======== Extracted records ========

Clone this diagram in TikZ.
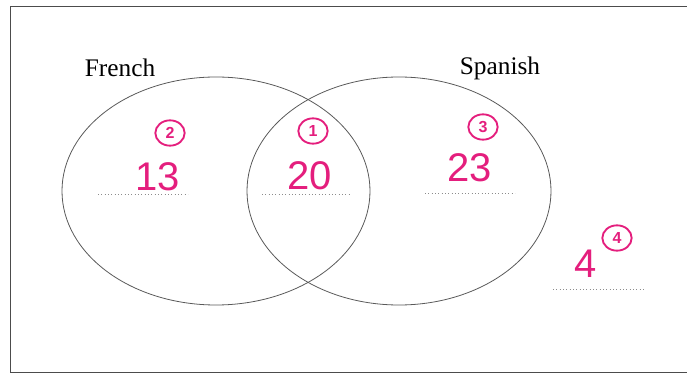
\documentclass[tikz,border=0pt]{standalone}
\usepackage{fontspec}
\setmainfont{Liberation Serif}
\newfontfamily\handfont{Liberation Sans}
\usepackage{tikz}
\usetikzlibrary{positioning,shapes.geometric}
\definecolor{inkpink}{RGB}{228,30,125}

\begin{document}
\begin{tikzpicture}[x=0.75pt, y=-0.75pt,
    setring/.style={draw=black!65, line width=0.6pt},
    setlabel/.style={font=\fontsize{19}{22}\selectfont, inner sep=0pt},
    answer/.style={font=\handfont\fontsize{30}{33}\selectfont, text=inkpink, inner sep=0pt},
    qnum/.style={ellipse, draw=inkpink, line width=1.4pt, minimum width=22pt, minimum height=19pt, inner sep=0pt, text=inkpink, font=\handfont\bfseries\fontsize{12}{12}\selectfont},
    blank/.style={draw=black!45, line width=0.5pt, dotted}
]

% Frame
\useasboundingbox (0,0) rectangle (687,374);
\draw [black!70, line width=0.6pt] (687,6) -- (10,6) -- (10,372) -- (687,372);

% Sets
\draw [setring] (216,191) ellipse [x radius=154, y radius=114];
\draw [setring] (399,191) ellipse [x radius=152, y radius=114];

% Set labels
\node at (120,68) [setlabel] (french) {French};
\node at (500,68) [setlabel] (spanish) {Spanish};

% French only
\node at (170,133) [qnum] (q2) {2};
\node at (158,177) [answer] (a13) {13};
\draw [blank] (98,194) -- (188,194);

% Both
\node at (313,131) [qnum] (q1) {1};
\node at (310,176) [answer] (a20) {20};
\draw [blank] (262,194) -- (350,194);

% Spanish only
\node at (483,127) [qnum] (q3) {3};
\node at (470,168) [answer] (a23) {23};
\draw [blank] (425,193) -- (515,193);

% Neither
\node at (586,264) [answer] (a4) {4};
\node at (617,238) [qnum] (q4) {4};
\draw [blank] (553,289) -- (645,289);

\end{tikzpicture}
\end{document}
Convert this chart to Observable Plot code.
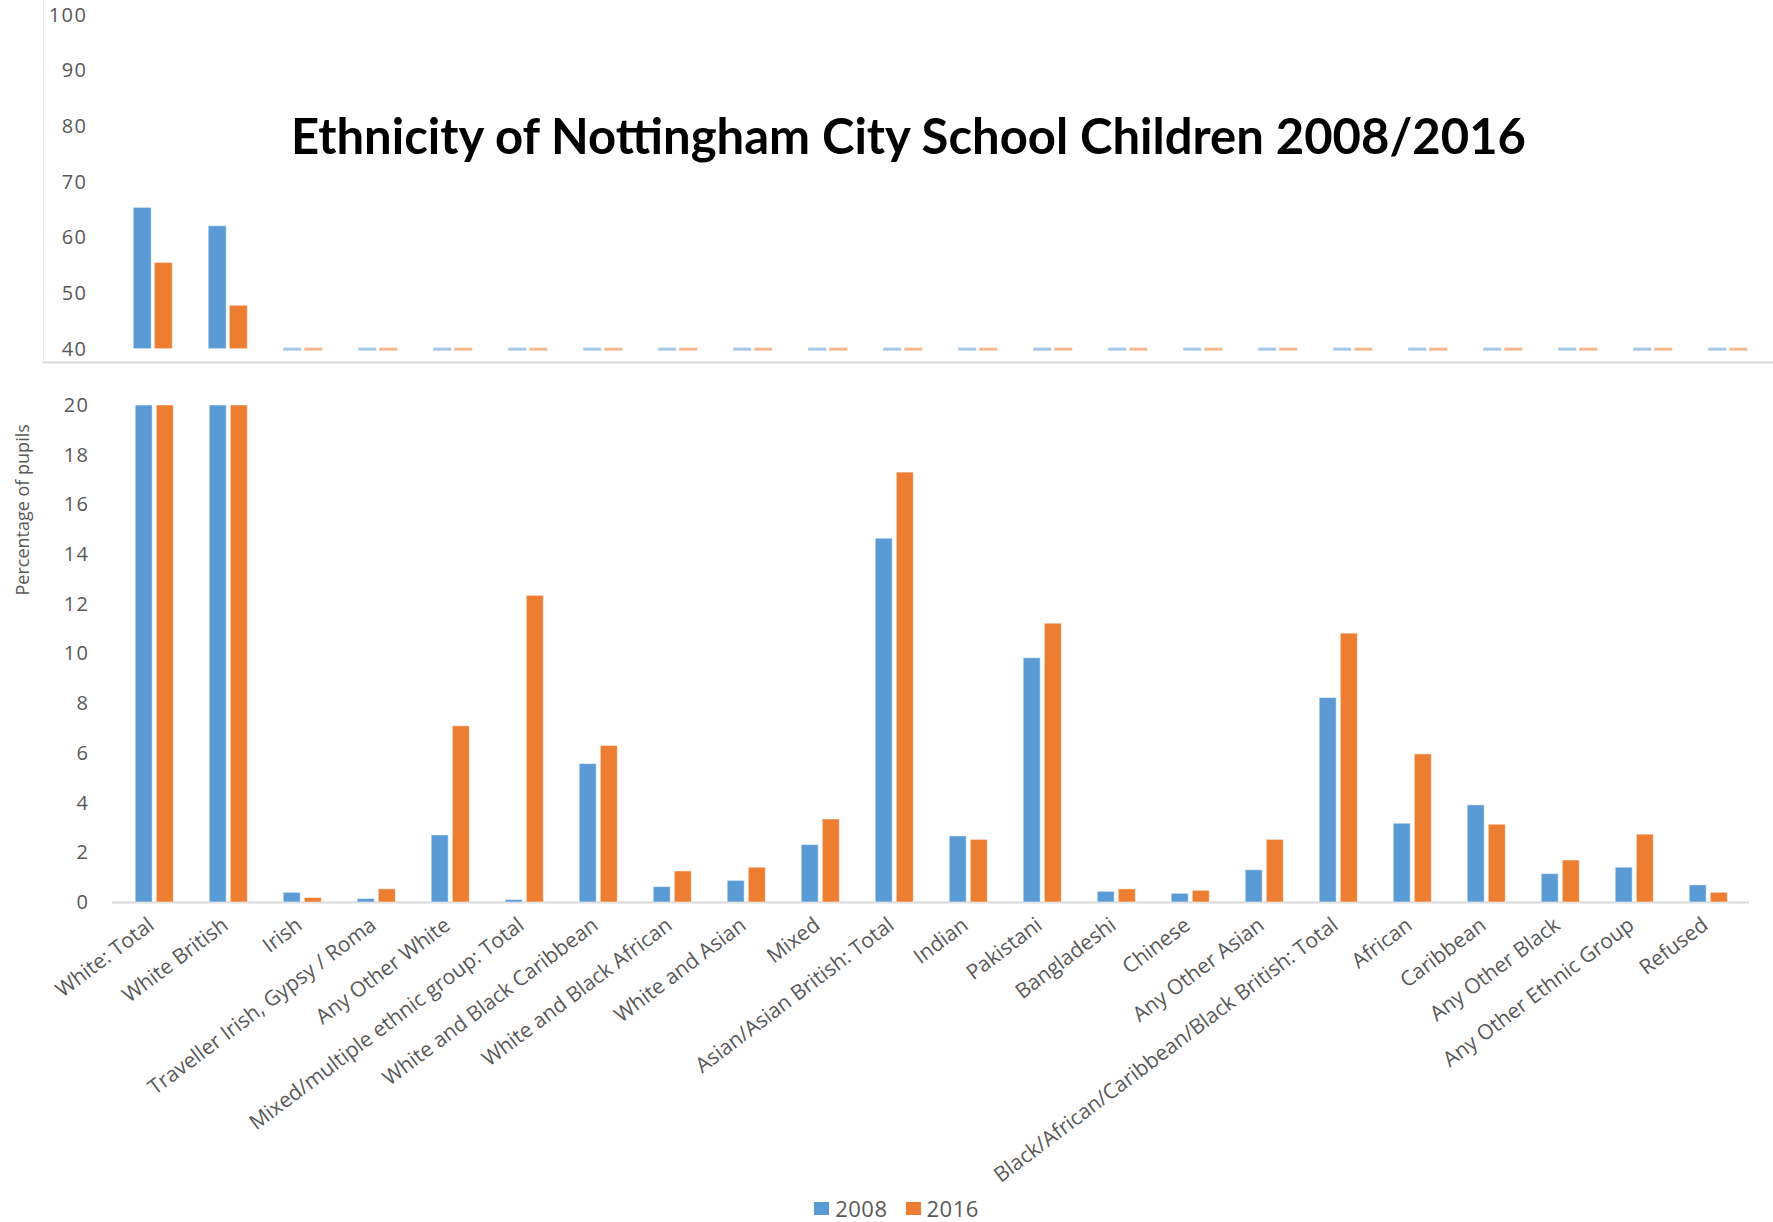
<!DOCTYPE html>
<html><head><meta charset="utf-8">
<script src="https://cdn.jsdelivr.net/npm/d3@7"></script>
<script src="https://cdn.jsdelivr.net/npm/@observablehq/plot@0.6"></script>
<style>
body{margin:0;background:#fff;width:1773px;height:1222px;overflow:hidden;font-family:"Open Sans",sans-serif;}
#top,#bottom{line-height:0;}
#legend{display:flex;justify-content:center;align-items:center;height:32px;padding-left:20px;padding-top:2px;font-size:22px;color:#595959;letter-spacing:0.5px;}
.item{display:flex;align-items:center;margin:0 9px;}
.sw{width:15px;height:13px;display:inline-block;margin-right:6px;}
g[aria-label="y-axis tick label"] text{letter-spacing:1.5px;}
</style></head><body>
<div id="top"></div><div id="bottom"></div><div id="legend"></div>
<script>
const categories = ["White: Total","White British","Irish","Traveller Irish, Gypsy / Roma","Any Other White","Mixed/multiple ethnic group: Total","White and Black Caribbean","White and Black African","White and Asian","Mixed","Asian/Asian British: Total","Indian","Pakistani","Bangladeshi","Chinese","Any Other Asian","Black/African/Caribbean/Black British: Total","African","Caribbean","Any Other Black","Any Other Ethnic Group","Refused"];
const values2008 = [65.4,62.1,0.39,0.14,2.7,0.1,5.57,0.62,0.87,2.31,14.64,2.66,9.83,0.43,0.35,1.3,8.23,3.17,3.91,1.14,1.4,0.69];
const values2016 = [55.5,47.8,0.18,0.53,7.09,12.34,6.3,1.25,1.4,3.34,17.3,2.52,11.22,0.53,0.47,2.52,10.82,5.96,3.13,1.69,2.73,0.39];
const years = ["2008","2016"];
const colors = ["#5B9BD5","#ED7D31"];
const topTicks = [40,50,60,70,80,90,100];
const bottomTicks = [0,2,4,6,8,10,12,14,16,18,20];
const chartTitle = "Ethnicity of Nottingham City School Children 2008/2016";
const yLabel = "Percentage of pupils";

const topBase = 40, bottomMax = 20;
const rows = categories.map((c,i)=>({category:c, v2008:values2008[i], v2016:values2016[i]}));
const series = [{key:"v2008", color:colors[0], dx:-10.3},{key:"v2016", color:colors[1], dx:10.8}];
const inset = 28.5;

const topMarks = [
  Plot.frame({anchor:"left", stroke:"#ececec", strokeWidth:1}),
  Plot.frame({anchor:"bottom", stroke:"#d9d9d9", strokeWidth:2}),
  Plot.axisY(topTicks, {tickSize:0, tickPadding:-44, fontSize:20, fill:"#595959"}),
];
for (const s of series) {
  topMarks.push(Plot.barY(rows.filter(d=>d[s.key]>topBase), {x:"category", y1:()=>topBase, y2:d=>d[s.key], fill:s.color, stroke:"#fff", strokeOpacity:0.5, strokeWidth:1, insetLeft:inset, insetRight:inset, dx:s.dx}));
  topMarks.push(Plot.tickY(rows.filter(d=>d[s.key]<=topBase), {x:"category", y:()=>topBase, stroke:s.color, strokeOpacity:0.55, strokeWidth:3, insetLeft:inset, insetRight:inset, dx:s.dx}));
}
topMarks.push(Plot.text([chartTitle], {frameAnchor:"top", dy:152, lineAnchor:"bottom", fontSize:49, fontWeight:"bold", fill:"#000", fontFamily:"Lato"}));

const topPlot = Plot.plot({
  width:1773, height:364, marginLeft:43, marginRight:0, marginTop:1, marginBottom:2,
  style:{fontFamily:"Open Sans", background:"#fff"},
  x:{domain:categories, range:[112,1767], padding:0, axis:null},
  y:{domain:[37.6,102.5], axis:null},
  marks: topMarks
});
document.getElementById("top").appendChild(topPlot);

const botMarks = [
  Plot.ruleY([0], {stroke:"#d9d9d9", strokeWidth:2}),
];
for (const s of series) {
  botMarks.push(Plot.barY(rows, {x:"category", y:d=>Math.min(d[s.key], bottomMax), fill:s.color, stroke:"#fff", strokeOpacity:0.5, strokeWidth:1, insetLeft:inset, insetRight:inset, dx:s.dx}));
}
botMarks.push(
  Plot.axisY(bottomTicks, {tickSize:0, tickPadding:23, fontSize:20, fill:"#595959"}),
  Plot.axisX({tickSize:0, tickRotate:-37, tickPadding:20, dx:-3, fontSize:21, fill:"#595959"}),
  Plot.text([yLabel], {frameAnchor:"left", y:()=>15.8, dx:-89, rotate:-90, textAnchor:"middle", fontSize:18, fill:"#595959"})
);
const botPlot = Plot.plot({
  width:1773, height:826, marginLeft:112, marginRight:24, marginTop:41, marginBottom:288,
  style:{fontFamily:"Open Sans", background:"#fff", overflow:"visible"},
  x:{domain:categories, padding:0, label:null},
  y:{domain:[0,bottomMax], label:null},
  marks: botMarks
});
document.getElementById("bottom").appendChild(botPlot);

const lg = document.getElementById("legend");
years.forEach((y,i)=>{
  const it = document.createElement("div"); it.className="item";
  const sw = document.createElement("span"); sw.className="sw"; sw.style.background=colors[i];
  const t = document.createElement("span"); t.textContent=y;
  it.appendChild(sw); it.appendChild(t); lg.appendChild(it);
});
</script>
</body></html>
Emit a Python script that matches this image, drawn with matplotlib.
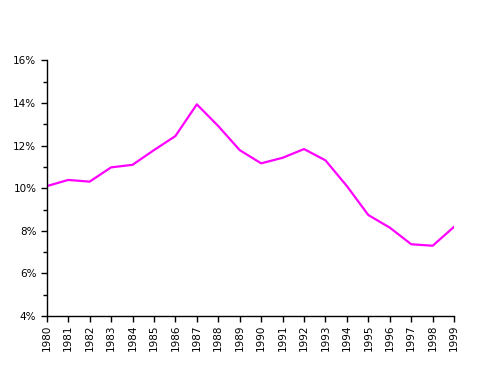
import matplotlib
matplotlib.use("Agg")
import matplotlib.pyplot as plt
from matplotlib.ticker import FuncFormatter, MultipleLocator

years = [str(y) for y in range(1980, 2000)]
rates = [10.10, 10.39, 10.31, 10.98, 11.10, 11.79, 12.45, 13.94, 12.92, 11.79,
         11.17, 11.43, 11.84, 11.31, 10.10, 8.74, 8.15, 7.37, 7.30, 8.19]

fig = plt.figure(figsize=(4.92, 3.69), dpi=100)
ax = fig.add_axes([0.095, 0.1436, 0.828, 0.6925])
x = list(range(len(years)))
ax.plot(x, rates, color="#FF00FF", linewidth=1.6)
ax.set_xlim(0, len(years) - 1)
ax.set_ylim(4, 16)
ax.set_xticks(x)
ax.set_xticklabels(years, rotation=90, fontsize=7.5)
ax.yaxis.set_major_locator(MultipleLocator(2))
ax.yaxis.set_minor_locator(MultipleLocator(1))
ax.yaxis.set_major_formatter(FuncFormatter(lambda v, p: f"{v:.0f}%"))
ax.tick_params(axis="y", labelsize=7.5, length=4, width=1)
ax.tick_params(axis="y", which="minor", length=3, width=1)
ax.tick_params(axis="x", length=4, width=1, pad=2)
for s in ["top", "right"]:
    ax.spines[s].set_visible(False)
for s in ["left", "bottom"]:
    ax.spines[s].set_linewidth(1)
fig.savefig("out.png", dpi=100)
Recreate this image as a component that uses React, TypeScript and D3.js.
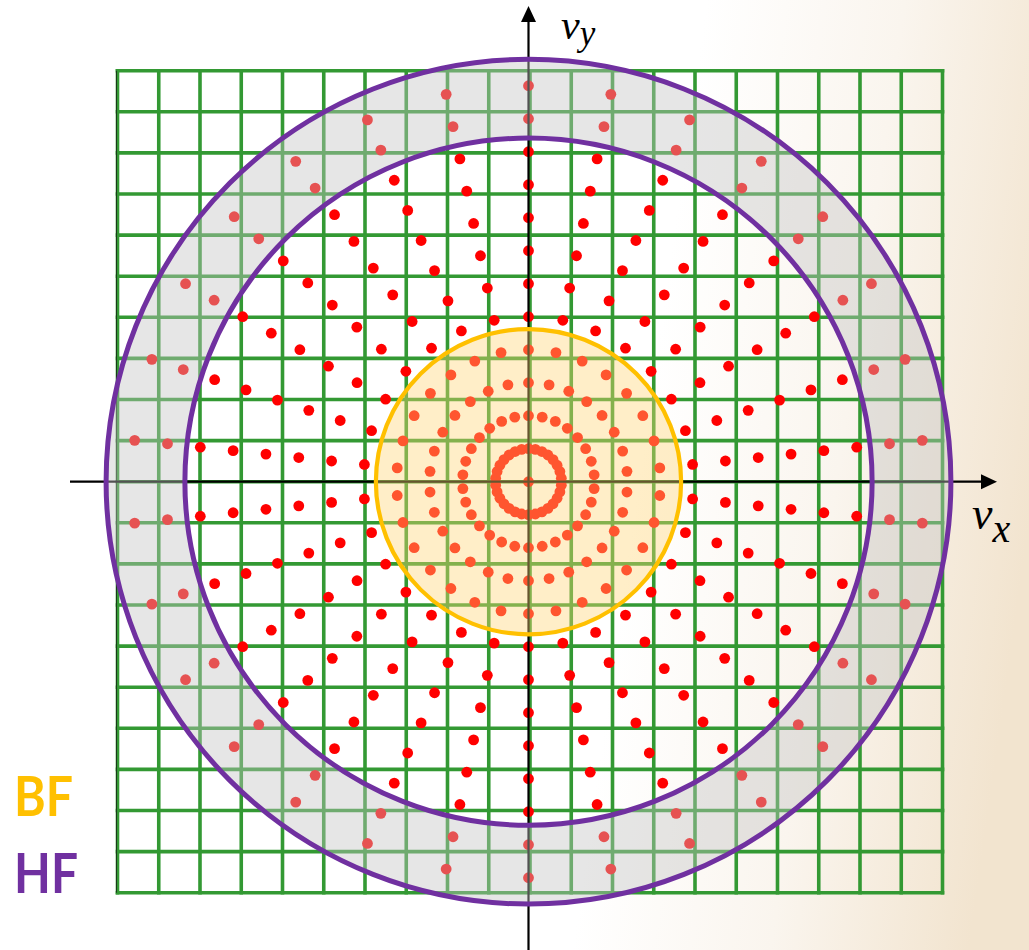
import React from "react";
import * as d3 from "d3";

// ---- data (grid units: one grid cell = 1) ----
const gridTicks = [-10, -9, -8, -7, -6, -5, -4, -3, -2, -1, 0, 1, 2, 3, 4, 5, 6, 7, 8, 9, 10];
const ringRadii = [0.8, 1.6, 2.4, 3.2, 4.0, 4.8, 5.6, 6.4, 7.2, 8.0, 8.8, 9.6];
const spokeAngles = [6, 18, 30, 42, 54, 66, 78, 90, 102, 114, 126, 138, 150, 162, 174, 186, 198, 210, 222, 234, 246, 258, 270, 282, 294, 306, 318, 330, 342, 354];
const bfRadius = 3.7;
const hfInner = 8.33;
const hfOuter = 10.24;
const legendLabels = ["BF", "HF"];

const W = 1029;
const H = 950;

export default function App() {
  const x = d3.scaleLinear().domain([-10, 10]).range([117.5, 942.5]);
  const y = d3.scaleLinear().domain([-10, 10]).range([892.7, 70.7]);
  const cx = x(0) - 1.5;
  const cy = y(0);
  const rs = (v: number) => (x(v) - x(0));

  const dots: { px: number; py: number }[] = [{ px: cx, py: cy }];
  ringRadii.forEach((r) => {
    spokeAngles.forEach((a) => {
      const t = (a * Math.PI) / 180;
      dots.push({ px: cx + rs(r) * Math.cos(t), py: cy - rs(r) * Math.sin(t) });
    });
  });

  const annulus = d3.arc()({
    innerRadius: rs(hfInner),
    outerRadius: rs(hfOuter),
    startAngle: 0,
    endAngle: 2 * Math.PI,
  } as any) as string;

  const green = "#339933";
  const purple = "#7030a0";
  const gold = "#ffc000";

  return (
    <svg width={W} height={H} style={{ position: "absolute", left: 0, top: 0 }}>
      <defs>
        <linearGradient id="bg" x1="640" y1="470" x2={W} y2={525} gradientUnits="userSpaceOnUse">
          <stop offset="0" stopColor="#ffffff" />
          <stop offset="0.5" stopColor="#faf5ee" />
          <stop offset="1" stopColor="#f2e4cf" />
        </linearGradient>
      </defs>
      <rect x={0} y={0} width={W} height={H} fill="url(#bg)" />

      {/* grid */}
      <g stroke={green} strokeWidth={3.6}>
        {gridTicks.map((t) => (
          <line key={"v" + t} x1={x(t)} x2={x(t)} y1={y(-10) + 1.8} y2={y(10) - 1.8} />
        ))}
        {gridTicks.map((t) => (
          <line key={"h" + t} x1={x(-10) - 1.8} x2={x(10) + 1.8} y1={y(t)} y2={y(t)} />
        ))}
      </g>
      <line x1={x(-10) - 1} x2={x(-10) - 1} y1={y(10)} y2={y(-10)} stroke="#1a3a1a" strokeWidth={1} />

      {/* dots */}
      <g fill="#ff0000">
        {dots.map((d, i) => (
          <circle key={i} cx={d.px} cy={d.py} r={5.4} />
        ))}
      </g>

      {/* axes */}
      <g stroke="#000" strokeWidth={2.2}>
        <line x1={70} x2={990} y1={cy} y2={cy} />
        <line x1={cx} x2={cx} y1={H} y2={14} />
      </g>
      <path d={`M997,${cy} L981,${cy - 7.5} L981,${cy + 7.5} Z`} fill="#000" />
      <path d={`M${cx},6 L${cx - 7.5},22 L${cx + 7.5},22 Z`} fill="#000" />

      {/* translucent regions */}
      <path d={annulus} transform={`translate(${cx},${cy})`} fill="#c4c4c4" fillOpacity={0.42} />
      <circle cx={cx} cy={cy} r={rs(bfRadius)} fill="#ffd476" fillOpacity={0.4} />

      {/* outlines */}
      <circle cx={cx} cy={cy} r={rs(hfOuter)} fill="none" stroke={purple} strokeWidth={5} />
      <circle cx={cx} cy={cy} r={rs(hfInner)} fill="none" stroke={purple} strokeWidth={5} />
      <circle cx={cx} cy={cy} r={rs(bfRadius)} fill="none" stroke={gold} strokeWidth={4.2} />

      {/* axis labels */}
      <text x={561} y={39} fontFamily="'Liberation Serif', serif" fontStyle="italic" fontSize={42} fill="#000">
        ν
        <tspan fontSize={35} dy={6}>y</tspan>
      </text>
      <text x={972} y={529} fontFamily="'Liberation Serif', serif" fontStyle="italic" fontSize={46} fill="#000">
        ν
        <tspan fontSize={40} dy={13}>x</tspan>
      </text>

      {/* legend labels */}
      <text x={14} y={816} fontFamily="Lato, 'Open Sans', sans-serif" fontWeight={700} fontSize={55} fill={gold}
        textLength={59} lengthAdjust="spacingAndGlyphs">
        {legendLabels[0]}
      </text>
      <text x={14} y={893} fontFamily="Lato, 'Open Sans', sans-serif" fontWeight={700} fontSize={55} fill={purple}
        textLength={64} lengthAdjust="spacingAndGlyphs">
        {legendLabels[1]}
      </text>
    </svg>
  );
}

========

Problem statement —
Find how many lines of the listing include the string "this" and give that number, nothing else.

Solution —
4